Bullet & turret cameras:

  • Predictable capture angles
  • Lower maintenance
  • No dome-related IR glare

Dome cameras:

  • Greater vandal resistance
  • More discreet appearance
  • Require careful installation to avoid IR reflections

PTZ cameras:

  • Ideal for patrol and situational awareness
  • Should supplement, not replace, fixed evidence cameras

Primary evidence should always come from fixed cameras with known capture angles.

Icon Optical Zoom

Optical Zoom

Optical zoom preserves evidence when distance can’t change. Pixel density at the point of identification is critical. When mounting distance is constrained, optical zoom preserves evidentiary quality without relocating the camera.

Higher tier models are appropriate when:

  • Distance cannot be reduced
  • Field of view must remain tight
  • Face and LPR accuracy are required
  • Low-light performance is critical

Zoom maintains identification integrity without compromising shutter discipline.
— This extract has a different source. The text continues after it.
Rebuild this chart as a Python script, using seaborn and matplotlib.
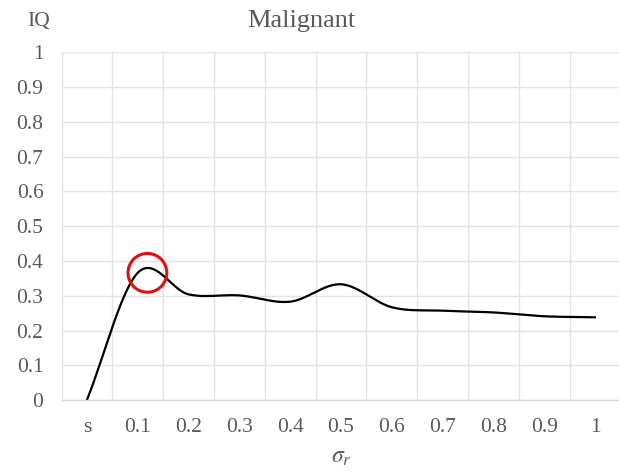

Icon Supplementary Cameras

Supplementary Cameras

Supplementary cameras expand awareness, not evidence.

Effective deployments assign roles intentionally:

  • Primary cameras: tight FOV, evidence-first
  • Supplementary cameras: 180° / 360° for awareness
  • PTZ: patrol and tracking

PTZ tracking can be triggered by primary cameras through Alarm Manager, extending coverage without sacrificing fixed evidence integrity.

Awareness and evidence serve different purposes and should not be conflated.

Icon Specialized LPR Design: Truth Over Context

Specialized LPR Design: Truth Over Context

UniFi LPR cameras are purpose-built for license plates:

  • IR-pass filtering blocks glare
  • Very fast night shutter speeds
  • Angle capture optimized for reflective surfaces

The rest of the vehicle may not be visible, and that is intentional.

Accuracy outweighs context.

Icon Small Cues Improve Capture Outcomes

Small Cues Improve Capture Outcomes

Evidence capture is not purely optical, it is behavioral. UniFi Pro cameras include visual detection cues, such as the animated detection ring, which:

  • Draw attention during detection
  • Encourage subjects to face the camera
  • Improve capture angles naturally
  • Can deter further malicious action
Icon The Core Principle

The Core Principle

Forensic grade video requires alignment of:

  • Fast shutter speeds
  • Adequate photon capture
  • Decisive IR activation
  • Large sensors & narrow field of view
  • Encoding tuned for frame integrity
  • Proper capture angles
  • Purpose-driven camera roles

Truth is captured in photons. Photons are constrained by time, time is controlled by shutter speed, and everything else exists to support that constraint.

Design for truth first, aesthetics are secondary.